Disponível no HBO MAX, o Ultimate Cut de “Batman vs Superman” apresenta 30 minutos de cenas deletadas da versão de cinema. As cenas envolvendo as investigação de Lois Lane na África e os planos de Lex Luthor encontram-se em sequências mais coesas dentro da montagem do longa, incluindo também as cenas de Clark Kent investigando as ações de Batman. O enquadramento 4:3 (próximo ao IMAX) surge nas cenas de ação, como por exemplo no Knightmare, salientando uma dinâmica melhor quando os personagens precisam se tornar action figures ou planos totalmente retirados dos quadrinhos.

Em uma das cenas, ao encontrar a ex-esposa de um traficante capturado pelo Batman – e que acabara sendo morto na cadeia – há o indispensável contraste em ver como o vigilante recebe apoio da própria polícia, enquanto Superman segue sendo levado a tribunais.

Diante de tantas produções que mal conseguem segurar o hype até o próximo filme da mesma marca, o filme de Zack Snyder continua sendo um convite a experimentar um universo onde ”fidelidade” (há controvérsias), tom e o convencionalismo do gênero são, algumas vezes, sacrificados em prol da visão do diretor.

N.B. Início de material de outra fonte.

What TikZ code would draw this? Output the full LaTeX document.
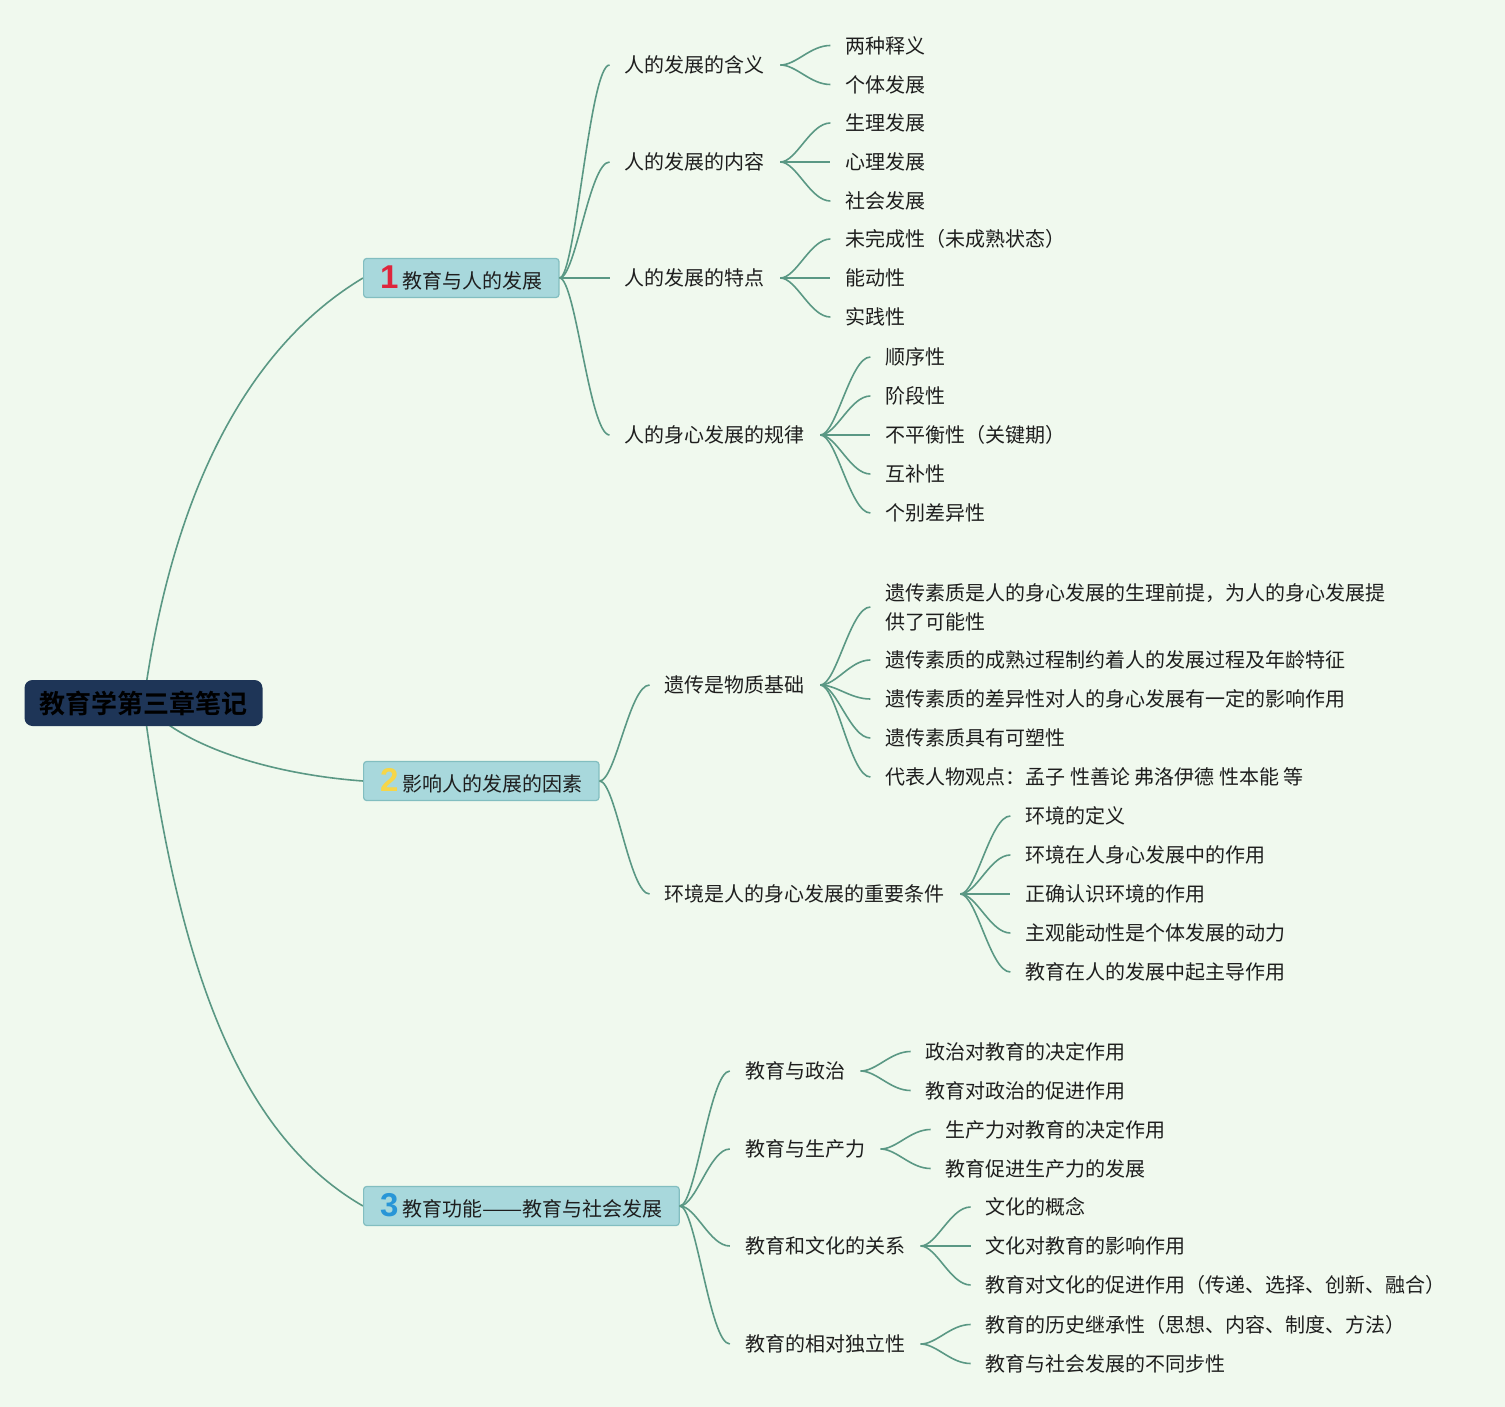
\documentclass[tikz,border=0pt]{standalone}
\usepackage{fontspec}
\usepackage{graphicx}
\setmainfont{Noto Sans CJK SC}[BoldFont={Noto Sans CJK SC Bold}]
\newfontfamily\numfont{Liberation Sans}
\usetikzlibrary{positioning, backgrounds}

\definecolor{bgc}{RGB}{240,249,238}
\definecolor{linec}{RGB}{90,152,132}
\definecolor{boxfill}{RGB}{168,216,220}
\definecolor{boxline}{RGB}{130,190,192}
\definecolor{rootfill}{RGB}{30,53,87}
\definecolor{textc}{RGB}{30,30,30}
\definecolor{numred}{RGB}{222,37,60}
\definecolor{numyellow}{RGB}{246,214,72}
\definecolor{numblue}{RGB}{40,150,215}

\newcommand{\numtag}[2]{{\numfont\bfseries\fontsize{16.5pt}{16.5pt}\selectfont\color{#1}#2}\hspace{2pt}}

\begin{document}
\begin{tikzpicture}[
    x=0.5pt, y=-0.5pt,
    rootbox/.style={rectangle, rounded corners=4pt, fill=rootfill, text=black, font=\bfseries\fontsize{13pt}{13pt}\selectfont, minimum height=23pt, inner xsep=7.5pt},
    mainbox/.style={rectangle, rounded corners=1.5pt, draw=boxline, line width=0.6pt, fill=boxfill, text=textc, minimum height=19.5pt, inner xsep=8.25pt, inner ysep=0pt, font=\fontsize{10pt}{12pt}\selectfont},
    topic/.style={inner xsep=7.5pt, inner ysep=1pt, text=textc, align=left, font=\fontsize{10pt}{14.5pt}\selectfont},
    link/.style={draw=linec, line width=0.8pt, out=0, in=180, out distance=8pt, in distance=10pt},
    trunk/.style={draw=linec, line width=0.8pt}
]

\path[use as bounding box] (0,0) rectangle (1505,1407);

% Root and main branches
\node[rootbox] (root) at (143.5,703) {教育学第三章笔记};
\node[mainbox, anchor=west] (devel) at (363,278) {\numtag{numred}{1}教育与人的发展};
\node[mainbox, anchor=west] (factor) at (363,781) {\numtag{numyellow}{2}影响人的发展的因素};
\node[mainbox, anchor=west] (social) at (363,1206) {\numtag{numblue}{3}教育功能\scalebox{1.2}[1]{——}教育与社会发展};

% Branch 1: 教育与人的发展
\node[topic, right=25pt of devel, yshift=106.5pt] (meaning) {人的发展的含义};
\node[topic, right=25pt of devel, yshift=58pt] (content) {人的发展的内容};
\node[topic, right=25pt of devel] (feature) {人的发展的特点};
\node[topic, right=25pt of devel, yshift=-78.5pt] (law) {人的身心发展的规律};

\node[topic, right=25pt of meaning, yshift=9.75pt] (mean1) {两种释义};
\node[topic, right=25pt of meaning, yshift=-9.75pt] (mean2) {个体发展};

\node[topic, right=25pt of content, yshift=19.5pt] (cont1) {生理发展};
\node[topic, right=25pt of content] (cont2) {心理发展};
\node[topic, right=25pt of content, yshift=-19.5pt] (cont3) {社会发展};

\node[topic, right=25pt of feature, yshift=19.5pt] (feat1) {未完成性（未成熟状态）};
\node[topic, right=25pt of feature] (feat2) {能动性};
\node[topic, right=25pt of feature, yshift=-19.5pt] (feat3) {实践性};

\node[topic, right=25pt of law, yshift=39pt] (law1) {顺序性};
\node[topic, right=25pt of law, yshift=19.5pt] (law2) {阶段性};
\node[topic, right=25pt of law] (law3) {不平衡性（关键期）};
\node[topic, right=25pt of law, yshift=-19.5pt] (law4) {互补性};
\node[topic, right=25pt of law, yshift=-39pt] (law5) {个别差异性};

% Branch 2: 影响人的发展的因素
\node[topic, right=25pt of factor, yshift=48pt] (heredity) {遗传是物质基础};
\node[topic, right=25pt of factor, yshift=-56.5pt] (environ) {环境是人的身心发展的重要条件};

\node[topic, right=25pt of heredity, yshift=39pt] (her1) {遗传素质是人的身心发展的生理前提，为人的身心发展提\\供了可能性};
\node[topic, right=25pt of heredity, yshift=12.5pt] (her2) {遗传素质的成熟过程制约着人的发展过程及年龄特征};
\node[topic, right=25pt of heredity, yshift=-7pt] (her3) {遗传素质的差异性对人的身心发展有一定的影响作用};
\node[topic, right=25pt of heredity, yshift=-26.5pt] (her4) {遗传素质具有可塑性};
\node[topic, right=25pt of heredity, yshift=-46pt] (her5) {代表人物观点：孟子 性善论 弗洛伊德 性本能 等};

\node[topic, right=25pt of environ, yshift=39pt] (env1) {环境的定义};
\node[topic, right=25pt of environ, yshift=19.5pt] (env2) {环境在人身心发展中的作用};
\node[topic, right=25pt of environ] (env3) {正确认识环境的作用};
\node[topic, right=25pt of environ, yshift=-19.5pt] (env4) {主观能动性是个体发展的动力};
\node[topic, right=25pt of environ, yshift=-39pt] (env5) {教育在人的发展中起主导作用};

% Branch 3: 教育功能
\node[topic, right=25pt of social, yshift=67.5pt] (politics) {教育与政治};
\node[topic, right=25pt of social, yshift=28.5pt] (product) {教育与生产力};
\node[topic, right=25pt of social, yshift=-20pt] (culture) {教育和文化的关系};
\node[topic, right=25pt of social, yshift=-69pt] (indep) {教育的相对独立性};

\node[topic, right=25pt of politics, yshift=9.75pt] (pol1) {政治对教育的决定作用};
\node[topic, right=25pt of politics, yshift=-9.75pt] (pol2) {教育对政治的促进作用};

\node[topic, right=25pt of product, yshift=9.75pt] (prod1) {生产力对教育的决定作用};
\node[topic, right=25pt of product, yshift=-9.75pt] (prod2) {教育促进生产力的发展};

\node[topic, right=25pt of culture, yshift=19.5pt] (cult1) {文化的概念};
\node[topic, right=25pt of culture] (cult2) {文化对教育的影响作用};
\node[topic, right=25pt of culture, yshift=-19.5pt] (cult3) {教育对文化的促进作用（传递、选择、创新、融合）};

\node[topic, right=25pt of indep, yshift=9.75pt] (ind1) {教育的历史继承性（思想、内容、制度、方法）};
\node[topic, right=25pt of indep, yshift=-9.75pt] (ind2) {教育与社会发展的不同步性};

% Connectors
\begin{scope}[on background layer]
    \fill[bgc] (0,0) rectangle (1505,1407);
    \draw[trunk] (root.center) .. controls (171,500) and (243,350) .. (devel.west);
    \draw[trunk] (root.center) .. controls (185,750) and (280,775) .. (factor.west);
    \draw[trunk] (root.center) .. controls (176,953) and (233,1131) .. (social.west);
\end{scope}

\draw[link] (devel.east) to (meaning.west);
\draw[link] (devel.east) to (content.west);
\draw[link] (devel.east) to (feature.west);
\draw[link] (devel.east) to (law.west);

\draw[link] (meaning.east) to (mean1.west);
\draw[link] (meaning.east) to (mean2.west);
\draw[link] (content.east) to (cont1.west);
\draw[link] (content.east) to (cont2.west);
\draw[link] (content.east) to (cont3.west);
\draw[link] (feature.east) to (feat1.west);
\draw[link] (feature.east) to (feat2.west);
\draw[link] (feature.east) to (feat3.west);
\draw[link] (law.east) to (law1.west);
\draw[link] (law.east) to (law2.west);
\draw[link] (law.east) to (law3.west);
\draw[link] (law.east) to (law4.west);
\draw[link] (law.east) to (law5.west);

\draw[link] (factor.east) to (heredity.west);
\draw[link] (factor.east) to (environ.west);

\draw[link] (heredity.east) to (her1.west);
\draw[link] (heredity.east) to (her2.west);
\draw[link] (heredity.east) to (her3.west);
\draw[link] (heredity.east) to (her4.west);
\draw[link] (heredity.east) to (her5.west);
\draw[link] (environ.east) to (env1.west);
\draw[link] (environ.east) to (env2.west);
\draw[link] (environ.east) to (env3.west);
\draw[link] (environ.east) to (env4.west);
\draw[link] (environ.east) to (env5.west);

\draw[link] (social.east) to (politics.west);
\draw[link] (social.east) to (product.west);
\draw[link] (social.east) to (culture.west);
\draw[link] (social.east) to (indep.west);

\draw[link] (politics.east) to (pol1.west);
\draw[link] (politics.east) to (pol2.west);
\draw[link] (product.east) to (prod1.west);
\draw[link] (product.east) to (prod2.west);
\draw[link] (culture.east) to (cult1.west);
\draw[link] (culture.east) to (cult2.west);
\draw[link] (culture.east) to (cult3.west);
\draw[link] (indep.east) to (ind1.west);
\draw[link] (indep.east) to (ind2.west);

\end{tikzpicture}
\end{document}
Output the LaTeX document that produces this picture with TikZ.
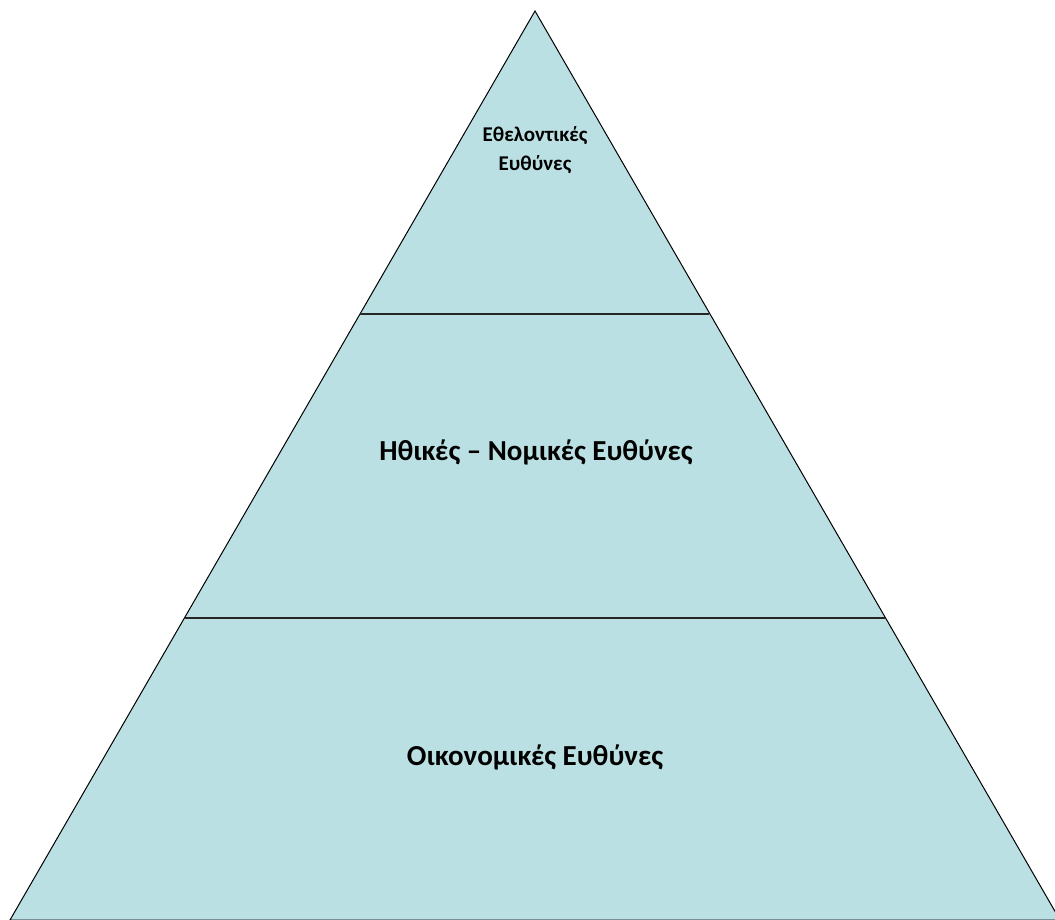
\documentclass[tikz,border=0pt]{standalone}
\usepackage{fontspec}
\setmainfont{Carlito}
\usepackage{xcolor}
\definecolor{pyramidfill}{RGB}{187,224,227}

\begin{document}
\begin{tikzpicture}[x=1pt, y=-1pt,
		level/.style={font=\bfseries\fontsize{29}{35}\selectfont, align=center},
		toplevel/.style={font=\bfseries\fontsize{21}{29}\selectfont, align=center}]
			% Canvas
			\useasboundingbox (0,0) rectangle (1055,920);
			\clip (0,0) rectangle (1055,920);

			% Pyramid corners
			\coordinate (apex) at (535,11);
			\coordinate (bl) at (10,920);
			\coordinate (br) at (1060,920);

			% Pyramid body
			\filldraw[fill=pyramidfill, draw=black, line width=1pt] (apex) -- (bl) -- (br) -- cycle;

			% Dividing lines
			\draw[line width=2pt, black!85] (360,314) -- (709,314);
			\draw[line width=2pt, black!85] (185,618) -- (885,618);

			% Level labels
			\node[toplevel] (vol) at (535,150) {Εθελοντικές\\Ευθύνες};
			\node[level] (eth) at (536,452) {Ηθικές – Νομικές Ευθύνες};
			\node[level] (eco) at (535,757) {Οικονομικές Ευθύνες};
		\end{tikzpicture}
\end{document}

Ainda que questionável falar sobre um longa que escolhe trabalhar versões niilistas e desiludidas dos maiores heróis de todos os tempos, o próprio debate perdurou tempo suficiente para deixar claro que Zack Snyder segue sendo um dos poucos autores que encontraram presença diante de uma era tão marcada pelo fordismo da Marvel Studios. Um diretor que estava disposto a não abaixar a cabeça por decisões de produtores e executivos.